Like many good artists, Hollis draws on a range of sources for inspiration. Influences as diverse as books and drum fills can affect what he writes, but it seems almost anything can inspire him, particularly when it comes to putting words to music.
'I'm influenced by everything', he says. 'The more areas you take influences from, the less you actually receive them. There is no honest person who could deny that he is influenced by something. Once you're at the level of not deriving anything from anybody, you're at the level of genius. There are only a few people like that.
'Lyric writing is very important. For years I never used to listen to other people's lyrics because it wasn't an important aspect of music for me. I don't think music suffered in my eyes because of that, so, equally, I don't think it harms me if other people don't listen to my lyrics. What matters to me is that I believe the lyrics I've written are good. Other people are a secondary consideration; I've no ambitions, I'm not trying to say anything to anyone.'
It's not pop, it's not meant to carry a message — so how do you categorise your music, Mark? Is it art?

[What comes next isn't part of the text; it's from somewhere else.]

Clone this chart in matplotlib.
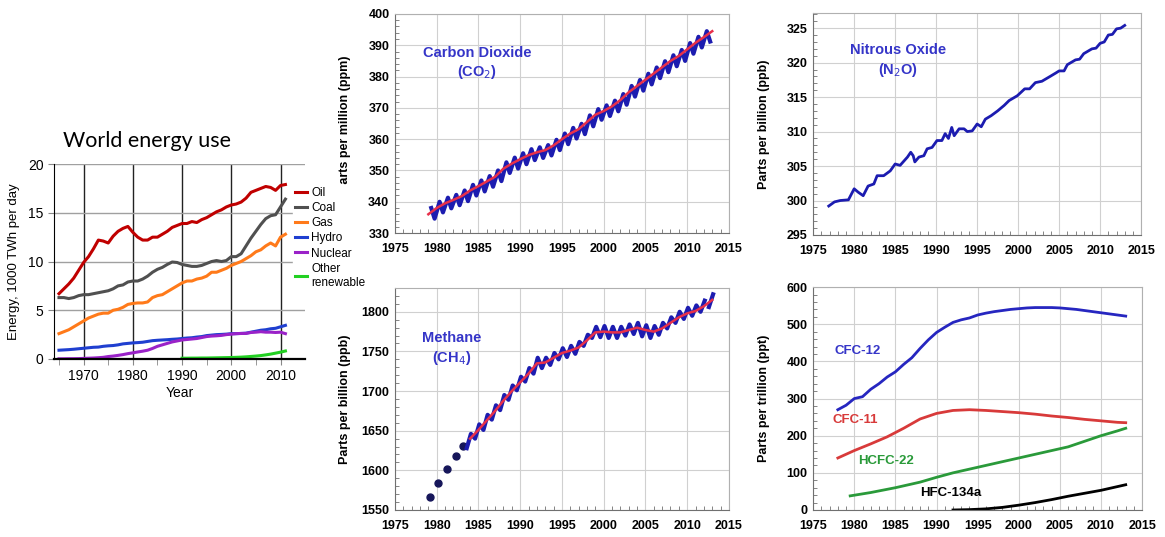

'I consider our music music, that's what it is.'
And it isn't synthesiser music. At any rate, it uses synthesisers less now than it used to...
'Synthesisers aren't human, they've got no feel to them whatsoever.'
I suggest, gently, that technical advances may have made synths more expressive, but nothing can sway Mark Hollis.
'I think they're becoming less expressive as technology develops. When synths first appeared, at least you had to play them. Now all you have to do is write your part and have it played by a bunch of chips. I think that's even worse than playing it manually.
'Then there's the question of sounds. Take the Kurzweil piano sound, which is generally held to be one of the most accurate copies of a piano: it still doesn't feel like a piano to play, and what comes out of it doesn't come out as though you were playing a real piano. There's no comparison with the real article.
I suppose it's progress in terms of copying the sound, but it's not progress in terms of actual feel. I can't see why anyone should want to play a Kurzweil rather than a piano... I don't believe there's a manufactured instrument anywhere to compete with a piano.' Tim Friese-Greene agrees. 'To me the idea of MIDIing up a piano is just plain sick. MIDI is a four-letter word, I can't take it seriously at all. There's really nothing printable I can say about it.'
And not much more I can say about it, either. I'm fed up arguing, and now all I want to do is go home and listen to the band's records again.
Talk Talk are a group of serious musicians. They take their music seriously enough to reject the lure of commerciality, to reject pressures of time and money, and to reject those aspects of technology they see as destructive.
They have made a brilliant third album, and for many people, that will be enough. Even if, in some respects, their attitudes are uncompromising to the point of being a pain.